SOURCE DATA:

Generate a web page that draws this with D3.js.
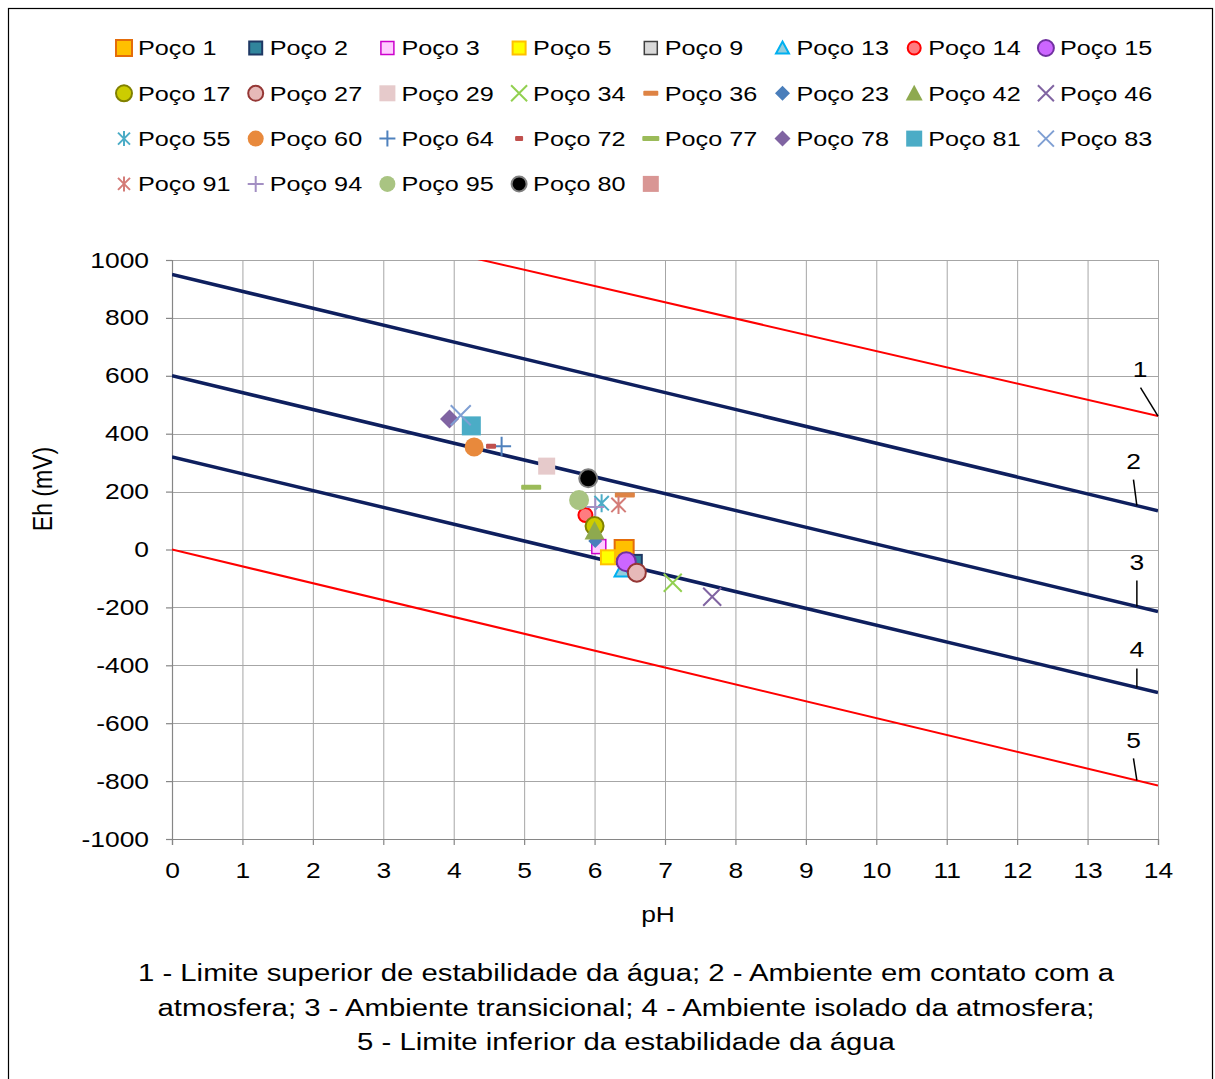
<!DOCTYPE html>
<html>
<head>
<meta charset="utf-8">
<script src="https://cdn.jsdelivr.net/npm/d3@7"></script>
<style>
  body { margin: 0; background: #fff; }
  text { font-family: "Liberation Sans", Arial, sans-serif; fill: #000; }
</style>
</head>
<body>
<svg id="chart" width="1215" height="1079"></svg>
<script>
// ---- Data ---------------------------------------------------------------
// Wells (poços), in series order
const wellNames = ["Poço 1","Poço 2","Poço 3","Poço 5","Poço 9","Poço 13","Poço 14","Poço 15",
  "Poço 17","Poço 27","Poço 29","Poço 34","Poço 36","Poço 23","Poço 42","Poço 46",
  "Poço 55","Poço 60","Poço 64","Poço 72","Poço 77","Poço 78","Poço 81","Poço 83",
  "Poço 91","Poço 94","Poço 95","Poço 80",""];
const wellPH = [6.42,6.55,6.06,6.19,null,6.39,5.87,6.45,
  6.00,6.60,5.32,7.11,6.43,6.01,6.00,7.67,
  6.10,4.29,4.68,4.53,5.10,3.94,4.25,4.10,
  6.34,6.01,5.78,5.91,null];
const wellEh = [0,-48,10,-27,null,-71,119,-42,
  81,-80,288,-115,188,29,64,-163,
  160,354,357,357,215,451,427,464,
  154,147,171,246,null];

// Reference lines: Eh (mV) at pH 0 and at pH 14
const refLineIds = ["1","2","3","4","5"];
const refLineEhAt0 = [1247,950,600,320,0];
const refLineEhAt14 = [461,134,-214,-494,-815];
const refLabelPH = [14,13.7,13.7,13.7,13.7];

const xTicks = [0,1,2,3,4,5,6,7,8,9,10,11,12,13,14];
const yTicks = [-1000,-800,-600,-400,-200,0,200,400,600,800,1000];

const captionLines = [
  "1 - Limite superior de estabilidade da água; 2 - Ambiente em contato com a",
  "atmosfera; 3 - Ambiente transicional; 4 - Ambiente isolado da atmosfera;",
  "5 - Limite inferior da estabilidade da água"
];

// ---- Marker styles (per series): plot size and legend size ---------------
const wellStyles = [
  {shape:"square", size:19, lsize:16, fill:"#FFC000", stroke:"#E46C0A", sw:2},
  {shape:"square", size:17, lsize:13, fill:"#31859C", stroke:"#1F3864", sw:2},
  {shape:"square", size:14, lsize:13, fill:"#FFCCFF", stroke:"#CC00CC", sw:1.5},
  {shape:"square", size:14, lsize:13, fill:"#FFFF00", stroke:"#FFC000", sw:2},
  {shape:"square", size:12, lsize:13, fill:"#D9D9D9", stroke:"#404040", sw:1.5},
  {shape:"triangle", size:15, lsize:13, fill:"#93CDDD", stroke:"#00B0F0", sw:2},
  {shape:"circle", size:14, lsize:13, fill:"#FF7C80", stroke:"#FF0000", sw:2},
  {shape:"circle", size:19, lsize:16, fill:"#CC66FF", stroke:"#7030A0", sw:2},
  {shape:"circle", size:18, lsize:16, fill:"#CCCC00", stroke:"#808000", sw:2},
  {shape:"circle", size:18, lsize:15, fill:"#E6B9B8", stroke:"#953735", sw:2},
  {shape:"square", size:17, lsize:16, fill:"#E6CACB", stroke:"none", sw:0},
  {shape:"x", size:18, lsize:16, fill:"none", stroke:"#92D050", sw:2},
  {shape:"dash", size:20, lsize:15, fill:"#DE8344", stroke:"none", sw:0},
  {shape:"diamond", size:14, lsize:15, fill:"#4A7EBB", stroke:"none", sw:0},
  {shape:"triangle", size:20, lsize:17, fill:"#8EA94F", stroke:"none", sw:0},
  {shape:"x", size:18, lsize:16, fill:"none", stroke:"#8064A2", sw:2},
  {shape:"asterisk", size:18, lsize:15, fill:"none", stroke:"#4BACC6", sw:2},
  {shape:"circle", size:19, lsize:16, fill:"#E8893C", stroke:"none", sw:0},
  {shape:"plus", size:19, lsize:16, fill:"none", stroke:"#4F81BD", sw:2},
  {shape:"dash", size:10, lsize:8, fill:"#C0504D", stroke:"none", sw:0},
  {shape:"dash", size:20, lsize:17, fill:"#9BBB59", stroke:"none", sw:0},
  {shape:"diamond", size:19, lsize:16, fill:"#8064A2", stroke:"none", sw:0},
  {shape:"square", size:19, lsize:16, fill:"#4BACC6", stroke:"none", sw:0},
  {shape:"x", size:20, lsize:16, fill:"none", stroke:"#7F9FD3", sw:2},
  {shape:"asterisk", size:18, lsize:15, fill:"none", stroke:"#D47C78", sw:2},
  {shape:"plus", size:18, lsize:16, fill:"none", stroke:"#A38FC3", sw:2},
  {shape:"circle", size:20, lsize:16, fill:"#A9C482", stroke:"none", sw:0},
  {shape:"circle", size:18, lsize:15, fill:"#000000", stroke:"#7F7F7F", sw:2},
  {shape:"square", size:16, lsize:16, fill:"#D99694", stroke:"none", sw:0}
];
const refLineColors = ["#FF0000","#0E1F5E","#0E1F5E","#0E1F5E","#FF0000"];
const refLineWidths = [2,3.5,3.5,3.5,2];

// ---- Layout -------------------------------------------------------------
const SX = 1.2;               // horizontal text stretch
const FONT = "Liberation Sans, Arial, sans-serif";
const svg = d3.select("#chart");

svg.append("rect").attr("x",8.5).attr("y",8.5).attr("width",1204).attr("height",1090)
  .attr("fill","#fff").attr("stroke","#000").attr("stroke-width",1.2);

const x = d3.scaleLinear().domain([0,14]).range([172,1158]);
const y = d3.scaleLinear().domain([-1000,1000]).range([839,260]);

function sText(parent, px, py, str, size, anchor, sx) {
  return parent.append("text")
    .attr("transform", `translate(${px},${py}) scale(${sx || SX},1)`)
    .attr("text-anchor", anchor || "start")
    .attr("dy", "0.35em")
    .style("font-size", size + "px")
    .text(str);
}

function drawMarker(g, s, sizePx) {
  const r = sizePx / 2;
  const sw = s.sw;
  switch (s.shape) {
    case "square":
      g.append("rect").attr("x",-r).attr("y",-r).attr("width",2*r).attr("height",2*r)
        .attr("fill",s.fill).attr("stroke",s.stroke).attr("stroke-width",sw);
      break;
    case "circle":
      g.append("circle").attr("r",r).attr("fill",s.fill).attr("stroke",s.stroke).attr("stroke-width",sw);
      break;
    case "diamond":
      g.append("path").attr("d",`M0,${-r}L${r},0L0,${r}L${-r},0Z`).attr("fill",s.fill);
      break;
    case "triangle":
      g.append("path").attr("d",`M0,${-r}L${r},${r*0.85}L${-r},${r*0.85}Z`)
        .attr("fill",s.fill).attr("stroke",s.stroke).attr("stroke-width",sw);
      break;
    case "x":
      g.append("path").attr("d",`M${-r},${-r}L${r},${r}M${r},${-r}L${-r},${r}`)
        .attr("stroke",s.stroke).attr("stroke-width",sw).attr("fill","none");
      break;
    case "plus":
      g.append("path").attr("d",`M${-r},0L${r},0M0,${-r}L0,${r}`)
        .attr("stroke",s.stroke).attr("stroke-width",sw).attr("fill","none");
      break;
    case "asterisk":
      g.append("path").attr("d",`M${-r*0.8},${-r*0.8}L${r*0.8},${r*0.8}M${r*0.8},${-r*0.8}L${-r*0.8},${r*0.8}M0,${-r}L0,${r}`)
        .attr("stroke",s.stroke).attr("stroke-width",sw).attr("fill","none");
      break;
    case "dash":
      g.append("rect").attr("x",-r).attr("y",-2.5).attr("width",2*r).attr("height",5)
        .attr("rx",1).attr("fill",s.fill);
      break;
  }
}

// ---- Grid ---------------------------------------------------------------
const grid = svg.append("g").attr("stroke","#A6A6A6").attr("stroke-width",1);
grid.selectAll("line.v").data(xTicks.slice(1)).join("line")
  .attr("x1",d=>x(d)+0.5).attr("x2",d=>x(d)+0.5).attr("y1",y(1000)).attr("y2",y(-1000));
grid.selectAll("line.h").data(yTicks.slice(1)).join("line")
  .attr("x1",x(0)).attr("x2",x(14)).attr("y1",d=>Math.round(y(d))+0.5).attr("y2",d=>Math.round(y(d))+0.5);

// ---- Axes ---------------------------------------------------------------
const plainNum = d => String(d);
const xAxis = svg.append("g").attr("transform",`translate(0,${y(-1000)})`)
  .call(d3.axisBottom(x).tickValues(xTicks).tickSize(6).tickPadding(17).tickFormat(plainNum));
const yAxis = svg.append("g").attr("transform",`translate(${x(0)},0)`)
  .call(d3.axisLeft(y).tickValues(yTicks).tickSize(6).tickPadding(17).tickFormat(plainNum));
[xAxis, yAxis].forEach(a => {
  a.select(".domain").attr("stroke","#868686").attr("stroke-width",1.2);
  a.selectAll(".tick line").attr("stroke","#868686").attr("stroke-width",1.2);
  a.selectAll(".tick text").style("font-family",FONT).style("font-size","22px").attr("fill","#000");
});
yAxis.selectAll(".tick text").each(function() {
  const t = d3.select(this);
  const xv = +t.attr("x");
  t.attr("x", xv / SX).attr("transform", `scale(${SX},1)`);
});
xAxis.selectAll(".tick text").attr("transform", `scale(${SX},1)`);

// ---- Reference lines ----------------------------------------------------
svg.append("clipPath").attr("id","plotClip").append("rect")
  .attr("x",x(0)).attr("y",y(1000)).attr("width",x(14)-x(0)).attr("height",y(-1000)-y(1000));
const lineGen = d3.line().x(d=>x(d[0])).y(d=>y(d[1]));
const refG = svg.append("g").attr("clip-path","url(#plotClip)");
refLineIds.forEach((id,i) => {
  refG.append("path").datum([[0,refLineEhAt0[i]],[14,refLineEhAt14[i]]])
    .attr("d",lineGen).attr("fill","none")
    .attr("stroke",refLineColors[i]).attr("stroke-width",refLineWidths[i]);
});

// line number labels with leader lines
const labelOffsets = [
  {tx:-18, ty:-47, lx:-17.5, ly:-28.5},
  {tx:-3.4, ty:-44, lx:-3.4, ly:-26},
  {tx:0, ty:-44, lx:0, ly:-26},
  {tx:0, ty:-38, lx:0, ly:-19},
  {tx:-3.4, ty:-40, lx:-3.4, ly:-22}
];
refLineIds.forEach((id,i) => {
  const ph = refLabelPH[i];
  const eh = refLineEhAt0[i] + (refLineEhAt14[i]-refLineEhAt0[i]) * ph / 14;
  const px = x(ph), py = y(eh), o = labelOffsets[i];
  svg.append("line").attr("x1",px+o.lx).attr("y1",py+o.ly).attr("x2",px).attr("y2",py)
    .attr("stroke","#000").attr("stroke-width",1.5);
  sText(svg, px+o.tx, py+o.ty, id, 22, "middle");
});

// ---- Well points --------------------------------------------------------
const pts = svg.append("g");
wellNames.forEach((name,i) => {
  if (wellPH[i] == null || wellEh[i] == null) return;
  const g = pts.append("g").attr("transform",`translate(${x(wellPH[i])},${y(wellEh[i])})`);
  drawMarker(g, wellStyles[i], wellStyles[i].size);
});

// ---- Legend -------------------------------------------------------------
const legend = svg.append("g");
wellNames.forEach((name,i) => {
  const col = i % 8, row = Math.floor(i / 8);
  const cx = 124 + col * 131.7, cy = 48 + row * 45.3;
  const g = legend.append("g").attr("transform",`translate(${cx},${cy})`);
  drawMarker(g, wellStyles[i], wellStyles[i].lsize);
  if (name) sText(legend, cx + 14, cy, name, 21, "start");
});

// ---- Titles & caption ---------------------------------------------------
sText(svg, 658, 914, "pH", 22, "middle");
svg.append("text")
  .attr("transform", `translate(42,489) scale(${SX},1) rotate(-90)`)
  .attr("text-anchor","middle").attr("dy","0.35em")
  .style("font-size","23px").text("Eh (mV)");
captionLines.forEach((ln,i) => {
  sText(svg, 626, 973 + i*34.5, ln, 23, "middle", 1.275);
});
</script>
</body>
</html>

DESCRIPTION OF THE TASK: Leave out the pictures and repeat exactly the lines from the start of the material through the line that contains "154,147,171,246,null];", both included.

RESULT OF THIS TASK:
Generate a web page that draws this with D3.js.
<!DOCTYPE html>
<html>
<head>
<meta charset="utf-8">
<script src="https://cdn.jsdelivr.net/npm/d3@7"></script>
<style>
  body { margin: 0; background: #fff; }
  text { font-family: "Liberation Sans", Arial, sans-serif; fill: #000; }
</style>
</head>
<body>
<svg id="chart" width="1215" height="1079"></svg>
<script>
// ---- Data ---------------------------------------------------------------
// Wells (poços), in series order
const wellNames = ["Poço 1","Poço 2","Poço 3","Poço 5","Poço 9","Poço 13","Poço 14","Poço 15",
  "Poço 17","Poço 27","Poço 29","Poço 34","Poço 36","Poço 23","Poço 42","Poço 46",
  "Poço 55","Poço 60","Poço 64","Poço 72","Poço 77","Poço 78","Poço 81","Poço 83",
  "Poço 91","Poço 94","Poço 95","Poço 80",""];
const wellPH = [6.42,6.55,6.06,6.19,null,6.39,5.87,6.45,
  6.00,6.60,5.32,7.11,6.43,6.01,6.00,7.67,
  6.10,4.29,4.68,4.53,5.10,3.94,4.25,4.10,
  6.34,6.01,5.78,5.91,null];
const wellEh = [0,-48,10,-27,null,-71,119,-42,
  81,-80,288,-115,188,29,64,-163,
  160,354,357,357,215,451,427,464,
  154,147,171,246,null];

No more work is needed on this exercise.